Monday, December 30, 2013


I decided to play the anti-NIMBY in my neighborhood. After reading a draft of the Housing Element of the General Plan for La Habra I went ahead and sent this email to the director of housing development:

I am a new home owner in one of the developments which have recently been constructed in La Habra. Recently I read through the housing element document on the website. There was much I agreed with, such as allowing mixed use developments. There are a few aspects I strongly disagree with though. Is there still time to influence the final document?
In particular I couldn't agree less with the following:

"There is a height limit of 2.5 stories or 35 feet on all multi‐family zones, which allows for a partial subterranean parking garage with two residential stories above.
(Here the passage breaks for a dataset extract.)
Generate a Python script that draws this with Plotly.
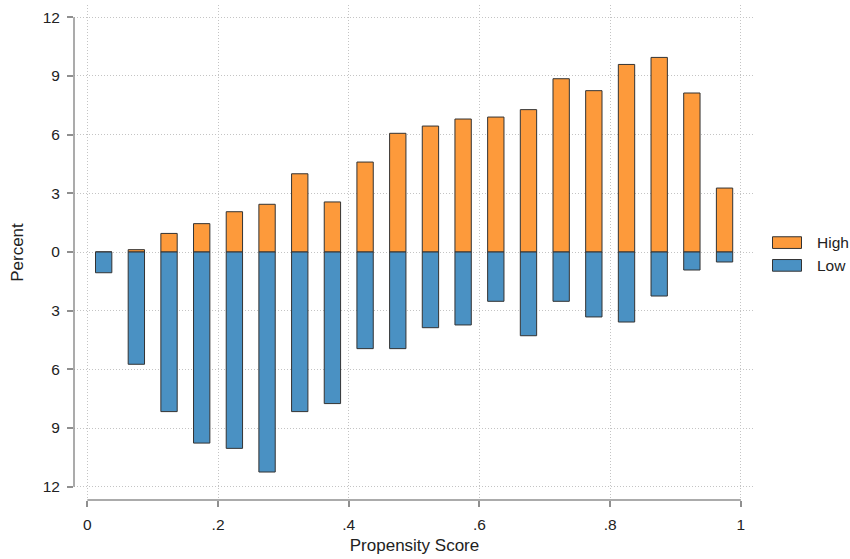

This restriction is in place due to La Habra residents’ expressed preference for preserving the low ‐ rise appearance of their neighborhoods, and is consistent with policies of the General Plan"
La Habra should aspire to be more like Pasadena or Paris and less like San Bernardino or Fresno. Taller buildings should be courted, not pushed out. This is particularly true on La Habra boulevard where there is a both a desperate need to tear down virtually every building to build new, and an opportunity to construct a decent downtown if enough developers can be attracted. The wild success of Avo and Brio should make condo builders interested if the city will just give them terms that make sense. The best way La Habra boulevard could proceed is to allow up to seven story mixed use buildings without any type of zoning violation. This would allow expensive enough developments to justify both the hassle of buying several small lots and the risk of building in what is not a very attractive neighborhood.
Also parking requirements for new construction should be relaxed, once again this is particularly on La Habra boulevard where new development is vital. La Habra boulevard is the most walkable part of La Habra so commercial space does not need as much parking as a great many customers simply walk from home. If parking requirements are not relaxed there is a real risk of turning it into the developments on beach and imperial where you can hardly go from one store to the next without getting in a car.

What options are still available to me to influence this document and the La Habra General Plan?

It really is true that the plan for [La Habra]( is a good example of stereotypical bad urban planning. All the height limits and parking requirements which have killed public transportation in America. Hopefully the obvious need for more development will help them be less anal.